The reason is simple -- tech giants like Microsoft need cheaper and more scalable solutions, like the ones Arista or AMD provide, instead of pricier "industry standard" products from companies like Cisco and Intel.
That's why the enterprise market became Arista's strongest vertical for the first time in its history during the fourth quarter. Cloud platform providers came in second.
That support boosted Arista's share of the global switching market 150 basis points annually to 5.6% during the third quarter of 2017 according to IDC. Cisco's share fell from 57% to 56.7% during the same period. Arista doesn't compete against Cisco in routers, but it believes that it can eventually replace traditional routers with its FlexRoute software.
Arista is also generating plenty of revenue in overseas markets, which softens the impact of Cisco's legal attacks in the American market. 73% of Arista's revenues came from the Americas in 2017, with the remaining 27% coming from International markets.
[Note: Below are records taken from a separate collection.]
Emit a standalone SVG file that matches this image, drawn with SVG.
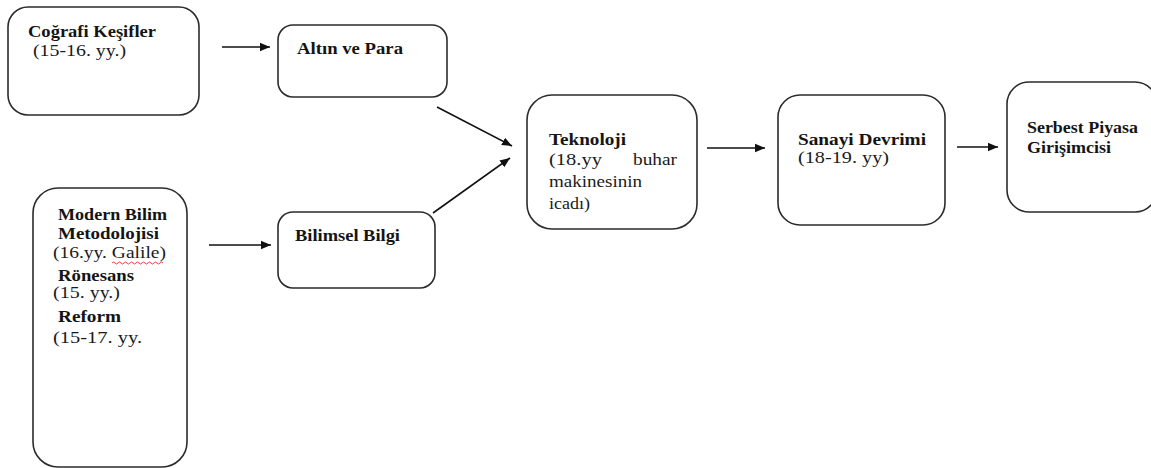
<svg xmlns="http://www.w3.org/2000/svg" width="1151" height="468" viewBox="0 0 1151 468">
<style>
.box{fill:#fff;stroke:#2b2b2b;stroke-width:1.6}
.b{font-family:'Liberation Serif','Times New Roman',serif;font-weight:bold;font-size:16px;fill:#141414}
.n{font-family:'Liberation Serif','Times New Roman',serif;font-size:16px;fill:#1a1a1a}
.con{stroke:#111;stroke-width:1.6;fill:none;marker-end:url(#ah)}
</style>
<defs>
<marker id="ah" markerUnits="userSpaceOnUse" markerWidth="12" markerHeight="10" refX="10" refY="5" orient="auto">
<path d="M0,0.8 L10,5 L0,9.2 Z" fill="#111"/>
</marker>
</defs>
<rect width="1151" height="468" fill="#fff"/>
<g id="connectors">
<line class="con" x1="222" y1="47" x2="270" y2="47"/>
<line class="con" x1="209" y1="245" x2="271" y2="245"/>
<line class="con" x1="437" y1="107" x2="512" y2="146"/>
<line class="con" x1="433" y1="213" x2="510" y2="158"/>
<line class="con" x1="707" y1="148" x2="765" y2="148"/>
<line class="con" x1="957" y1="147" x2="998" y2="147"/>
</g>
<g id="cografi">
<rect class="box" x="8" y="7" width="191" height="108" rx="20"/>
<text class="b" x="28" y="37" textLength="128" lengthAdjust="spacingAndGlyphs">Coğrafi Keşifler</text>
<text class="n" x="33" y="56" textLength="93" lengthAdjust="spacingAndGlyphs">(15-16. yy.)</text>
</g>
<g id="altin">
<rect class="box" x="278" y="25" width="169" height="72" rx="15"/>
<text class="b" x="297" y="54" textLength="106" lengthAdjust="spacingAndGlyphs">Altın ve Para</text>
</g>
<g id="modern">
<rect class="box" x="33" y="188" width="154" height="279" rx="25"/>
<text class="b" x="58" y="220" textLength="109" lengthAdjust="spacingAndGlyphs">Modern Bilim</text>
<text class="b" x="58" y="239" textLength="101" lengthAdjust="spacingAndGlyphs">Metodolojisi</text>
<text class="n" x="53" y="258" textLength="113" lengthAdjust="spacingAndGlyphs">(16.yy. Galile)</text>
<path d="M112,263 q1.5,-2 3,0 t3,0 t3,0 t3,0 t3,0 t3,0 t3,0 t3,0 t3,0 t3,0 t3,0 t3,0 t3,0 t3,0 t3,0 t3,0 t3,0" fill="none" stroke="#e03030" stroke-width="0.9"/>
<text class="b" x="58" y="281" textLength="76" lengthAdjust="spacingAndGlyphs">Rönesans</text>
<text class="n" x="53" y="298" textLength="67" lengthAdjust="spacingAndGlyphs">(15. yy.)</text>
<text class="b" x="58" y="322" textLength="63" lengthAdjust="spacingAndGlyphs">Reform</text>
<text class="n" x="53" y="343" textLength="89" lengthAdjust="spacingAndGlyphs">(15-17. yy.</text>
</g>
<g id="bilimsel">
<rect class="box" x="278" y="212" width="157" height="76" rx="15"/>
<text class="b" x="295" y="241" textLength="105" lengthAdjust="spacingAndGlyphs">Bilimsel Bilgi</text>
</g>
<g id="teknoloji">
<rect class="box" x="527" y="95" width="170" height="134" rx="25"/>
<text class="b" x="549" y="145" textLength="77" lengthAdjust="spacingAndGlyphs">Teknoloji</text>
<text class="n" x="549" y="165" textLength="53" lengthAdjust="spacingAndGlyphs">(18.yy</text>
<text class="n" x="633" y="165" textLength="44" lengthAdjust="spacingAndGlyphs">buhar</text>
<text class="n" x="549" y="187" textLength="93" lengthAdjust="spacingAndGlyphs">makinesinin</text>
<text class="n" x="549" y="209" textLength="41" lengthAdjust="spacingAndGlyphs">icadı)</text>
</g>
<g id="sanayi">
<rect class="box" x="778" y="95" width="167" height="130" rx="22"/>
<text class="b" x="798" y="145" textLength="128" lengthAdjust="spacingAndGlyphs">Sanayi Devrimi</text>
<text class="n" x="798" y="163" textLength="91" lengthAdjust="spacingAndGlyphs">(18-19. yy)</text>
</g>
<g id="serbest">
<rect class="box" x="1007" y="82" width="150" height="130" rx="22"/>
<text class="b" x="1027" y="133" textLength="111" lengthAdjust="spacingAndGlyphs">Serbest Piyasa</text>
<text class="b" x="1027" y="153" textLength="84" lengthAdjust="spacingAndGlyphs">Girişimcisi</text>
</g>
</svg>
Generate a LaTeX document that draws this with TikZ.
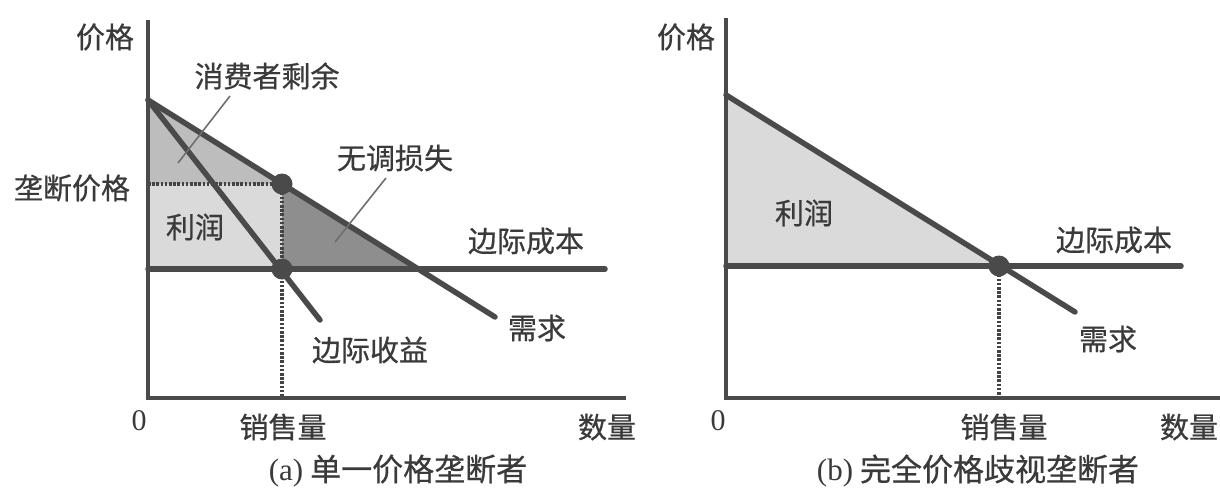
\documentclass[tikz,border=0pt]{standalone}
\usepackage{fontspec}
\setmainfont{Liberation Serif}
\newfontfamily\cjk[FakeBold=0.6]{Noto Sans CJK SC}
\definecolor{ink}{HTML}{4A4A4A}
\definecolor{txt}{HTML}{3A3A3A}
\definecolor{lightfill}{HTML}{DADADA}
\definecolor{midfill}{HTML}{BDBDBD}
\definecolor{darkfill}{HTML}{8E8E8E}
\tikzset{
  axisline/.style={draw=ink, line width=3.5pt},
  curve/.style={draw=ink, line width=5.5pt, line cap=round},
  guide/.style={draw=ink!90!black, line width=3.2pt, dash pattern=on 2.6pt off 1.6pt},
  leader/.style={draw=ink!80, line width=1.6pt},
  lbl/.style={text=txt, font=\cjk\fontsize{29}{29}\selectfont, inner sep=0pt},
  captionlbl/.style={text=txt, font=\cjk\fontsize{31}{31}\selectfont, inner sep=0pt},
  num/.style={text=txt, font=\fontsize{30}{30}\selectfont, inner sep=0pt},
  pt/.style={circle, fill=ink, minimum size=21pt, inner sep=0pt}
}
\begin{document}
\begin{tikzpicture}[x=1pt,y=-1pt]
\useasboundingbox (0,0) rectangle (1220,488);
% ---------- panel (a) ----------
\coordinate (aO) at (148,398);
\coordinate (aYt) at (148,20);
\coordinate (aXr) at (626,398);
\coordinate (aD0) at (148,100);
\coordinate (aD1) at (495,317);
\coordinate (aR1) at (320,320);
\coordinate (aM) at (282,184);
\coordinate (aC) at (282,269);
\coordinate (aPm) at (148,184);
\coordinate (aPc) at (148,269);
\coordinate (aDW) at (418,269);
\coordinate (aMC1) at (605,269);
\coordinate (aQ) at (282,398);
% fills
\fill[midfill] (aD0) -- (aPm) -- (aM) -- cycle;
\fill[lightfill] (aPm) rectangle (aC);
\fill[darkfill] (aM) -- (aC) -- (aDW) -- cycle;
% guides
\draw[guide] (aPm) -- (aM);
\draw[guide] (aM) -- (aQ);
% axes
\draw[axisline] (aYt) -- (aO) -- (aXr);
% curves
\draw[curve] (aPc) -- (aMC1);
\draw[curve] (aD0) -- (aR1);
\draw[curve] (aD0) -- (aD1);
\node[pt] (aMdot) at (aM) {};
\node[pt] (aCdot) at (aC) {};
% labels
\node[lbl] (aPrice) at (105,37) {价格};
\node[lbl] (aCS) at (267,76) {消费者剩余};
\node[lbl] (aMP) at (72,188) {垄断价格};
\node[lbl] (aProfit) at (195,227) {利润};
\node[lbl] (aDWL) at (395,158) {无调损失};
\node[lbl] (aMCl) at (526,241) {边际成本};
\node[lbl] (aDl) at (537,328) {需求};
\node[lbl] (aMRl) at (370,350) {边际收益};
\node[num] (aZero) at (139,421) {0};
\node[lbl] (aQl) at (283,427) {销售量};
\node[lbl] (aQty) at (607,427) {数量};
\node[captionlbl] (aCap) at (398,471) {{\rmfamily (a)} 单一价格垄断者};
\coordinate (aCSa) at (230,96);
\coordinate (aCSb) at (178,163);
\draw[leader] (aCSa) -- (aCSb);
\coordinate (aDWa) at (386,178);
\coordinate (aDWb) at (335,242);
\draw[leader] (aDWa) -- (aDWb);
% ---------- panel (b) ----------
\coordinate (bO) at (726,398);
\coordinate (bYt) at (726,18);
\coordinate (bXr) at (1220,398);
\coordinate (bD0) at (726,95);
\coordinate (bD1) at (1075,312);
\coordinate (bC) at (999,266);
\coordinate (bPc) at (726,266);
\coordinate (bMC1) at (1181,266);
\coordinate (bQ) at (999,398);
\fill[lightfill] (bD0) -- (bPc) -- (bC) -- cycle;
\draw[guide] (bC) -- (bQ);
\draw[axisline] (bYt) -- (bO) -- (bXr);
\draw[curve] (bPc) -- (bMC1);
\draw[curve] (bD0) -- (bD1);
\node[pt] (bCdot) at (bC) {};
\node[lbl] (bPrice) at (686,37) {价格};
\node[lbl] (bProfit) at (804,213) {利润};
\node[lbl] (bMCl) at (1114,240) {边际成本};
\node[lbl] (bDl) at (1108,339) {需求};
\node[num] (bZero) at (718,421) {0};
\node[lbl] (bQl) at (1004,427) {销售量};
\node[lbl] (bQty) at (1189,427) {数量};
\node[captionlbl] (bCap) at (978,471) {{\rmfamily (b)} 完全价格歧视垄断者};
\end{tikzpicture}
\end{document}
In 2016, 77% of its revenues came from the Americas, while 23% came from other international markets.
The bulls and bears are split on Cisco
The bears believe that Cisco could marginalize Arista by beefing up Meraki and integrating the platform more aggressively into its other hardware and software products.
Cisco also plans to repatriate $67 billion of its overseas cash, and over $20 billion of that total could be used on R&D or domestic acquisitions aimed at countering Arista. However, many bulls have suggested that it might simply be easier for Cisco to buy Arista, which has an enterprise value of $17 billion.
The bulls will also note that if Cisco had the power to crush Arista, it would have done so years ago instead of trying to throttle its growth with desperate lawsuits.
The verdict: Buy the dip
Arista's 43% sales growth and 77% jump in non-GAAP earnings during the fourth quarter easily beat analyst expectations. Its forecast for 34%-40% sales growth during the first quarter also matched analyst expectations.
Therefore, Arista's sell-off was likely caused by simple profit-taking, over-analyzing Brennan's comments, or mild concerns about its forward P/E of 36, which looks a bit frothy in a volatile market.
It probably wasn't caused by any fundamental problems with Arista, or real fears that Cisco is catching up. I believe investors who buy this dip in Arista could be well rewarded over the next few quarters.